Reinforcements from the 7th Parachute Battalion landed shortly thereafter at 00:50. They formed up and moved to their defensive positions at 01:10 to be greeted by the Regimental Commander of the German forces stationed to guard the Bridges. His motorcycle escort was quickly dispatched and the halftrack he was travelling in forced off the road by the British defenders. Major Schmidt and his driver were subsequently taken prisoner.
Soon after this the Germans launched their first counter attack to retake the Bridges. Fortunately for the British defenders 21st Panzer Division, stationed nearby, were still awaiting Hitler’s personal permission to advance. Hitler of course, was still being in bed with none of his staff wanting to wake him, nevertheless, the 192nd PanzerGrenadier Regiment supported by the 1st Panzerjaegar Company launched an attack. As the first Mark 4 Panzers approached however, the lead vehicle was hit by a PIAT round, which detonated it’s on board ammunition completely destroying it. The other Tanks subsequently retreated and the 192nd aborted their attack.
Not be deterred the Germans resumed their attack at 03:00 with Self Propelled Artillery, Anti-Aircraft guns and Mortars in an attempt to displace the Airborne. The British Defenders were forced back but formed a new defence line through which the 192ndcouldn’t breach.
German patrol boats were next to attempt to break the deadlock, moving down the canal from Caen and using their 20mm Cannons. Number two Platoon’s PIAT team shot and hit the lead boat’s wheel house causing it to crash, the second boat disengaged and retreated.
Clearly showing their desperation a single Luftwaffe Fighter-Bomber attempted to destroy the bridge having avoided the Allied Air Patrols. It dropped a single bomb which hit the Canal Bridge but failed to explode.
The 192nd Panzer Grenadiers continued to attack and harass the British defenders, and brought them to within breaking point. However the stubborn defenders continued to thwart them, destroying 13 of 17 German tanks and blocking the road with one wrecked vehicle; destroyed by a single Gammon bomb!
By now it was midday, Hitler was awake and 21st Panzer Division was finally given orders to move on the beaches. Unfortunately for them, the RAF and the 2nd Tactical Air Force were waiting for them and caused heavy losses in their advance towards the beaches. Elements did manage to engage British paratroopers at Ranville, before withdrawing.
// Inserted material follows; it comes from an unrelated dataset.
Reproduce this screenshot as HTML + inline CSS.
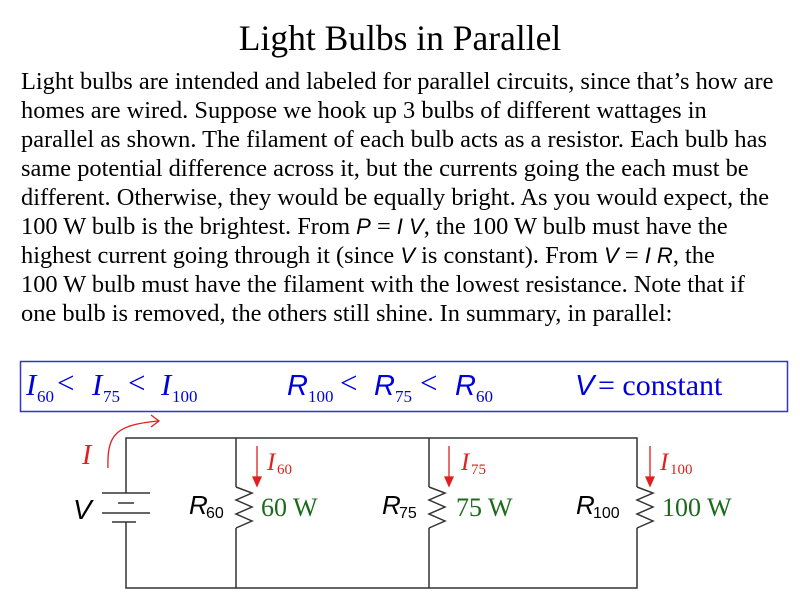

At 13:30, it was practically all over, 1st Commando Brigade arrived to provide relief, and they were followed in the evening by 2nd Battalion of the Royal Warwickshire Regiment.
Major Howard was awarded the Distinguished Service Order presented by Field Marshall Montgomery himself. Lieutenants Smith and Sweeney each received the Military Cross, Sergeant Thornton and Lance Corporal Stacey each received the Military Medal. Lieutenant Botheridge was posthumously mentioned in dispatches. Finally, Air Chief Marshal Trafford Leigh-Mallory praised the pilots involved saying the operation included some of the most outstanding flying achievements of the war. 8 Glider Pilots were awarded the Distinguished Flying Medal.
It’s amazing to note that losses were extremely light, certainly when compared with other Airborne Operations like those the Germans embarked on at Crete, or the British Airborne’s experience during Operation Market Garden. Of the 181 Men involved in Operation Deadstick, only two were killed, Lieutenant Botheridge who succumbed to his wounds and Lance Corporal Fred Greenhalgh who drowned after being thrown from Number 2 Glider.
The Caen Canal Bridge was renamed 'Pegasus Bridge' in reference to the Pegasus emblem worn by the 6th Airborne Division in memory of this action. The River Orne Bridge was renamed 'Horsa Bridge' after the gliders that carried the men who landed here.